Santa Ana, with a population three times that of Anaheim, lobbied to have the main county building in their city and to be the county seat. Santa Ana tried to create a county line at Coyote Creek, but when the people of Anaheim found out they pushed for legislators to make the boundary farther out at the San Gabriel River because they did not want Santa Ana to be the county seat. Legislators agreed to set it at the Coyote Creek which infuriated the people of Anaheim and turned them against having a county separate from Los Angeles. The state agreed to hold elections to decide on whether there would be a new county for the people of Anaheim, Santa Ana, and Orange. $50,000 was given by people from Orange County so they could be recognized.

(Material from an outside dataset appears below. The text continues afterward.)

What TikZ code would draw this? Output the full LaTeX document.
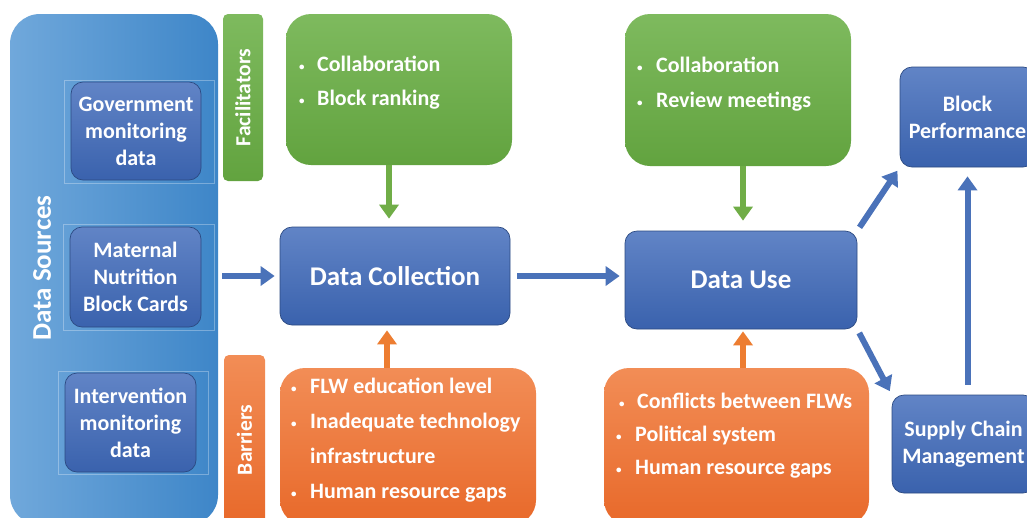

State government officials passed a measure soon after through the house and senate to establish Orange County. Votes cast by Orange County residents were 2,509 votes in favor of having their own county to 500 votes which opposed.
Next, a second election was held to determine whether Orange or Santa Ana would be the county seat. Santa Ana won 1,729 votes to 775. The majority of Anaheim registrants did not vote since their city was not placed on the ballot. The first baby born in Orange County was recorded in 1889; his name was Francis A. Edwards.
In the late 1800s, after Orange County was established, infrastructure and commerce increased at a faster pace. Santa Ana opened the first high school of Orange County in 1891. In 1893, Fullerton became home of the Fruit Exchange which later turned into Sunkist. In 1894, San Juan Capistrano connected Orange County to Los Angeles by train and the Union Oil Company which is currently known as Unocal (or Unocal 76) bought large acreages of land with oil known as the Brea-Olinda Oilfield. The first county jail was built in Santa Ana in 1896 under a jewelry shop the same year that Los Alamitos became known as the sugar beet town, and James McFadden developed Balboa, Lido and Harbor Islands.
In 1899 the large Edison Electric Company bought out the Santa Ana Gas and Electric Company. In 1901 Philip Stanton found Pacific City, later known as Huntington Beach. In the same year, 10 attorneys came together and formed the Orange County Bar Association. In 1902 Santa Ana Valley became the first hospital of OC. In 1903 Philip Stanton found Bay City which is now Seal Beach. The Pacific Electric Railway known as the Red Car connected Huntington Beach real estate to Seal Beach real estate in 1904 and reached Newport and Santa Ana in 1905. In 1908 US President Theodore Teddy Roosevelt renamed the Trabuco Canyon Reserve the Cleveland National Forest after former President Grover Cleveland. In 1911 Stanton incorporated to dodge becoming a place for sewage and then unincorporated in 1924. The first avocado grove was planted in 1913 in Yorba Linda by John T. Wheeden. In 1913 Fullerton Junior College becomes the first junior college of the county. In 1914 108 miles of road were marked for construction from municipal bond money. Cities and municipalities grew in Orange County from 1917 to 1929.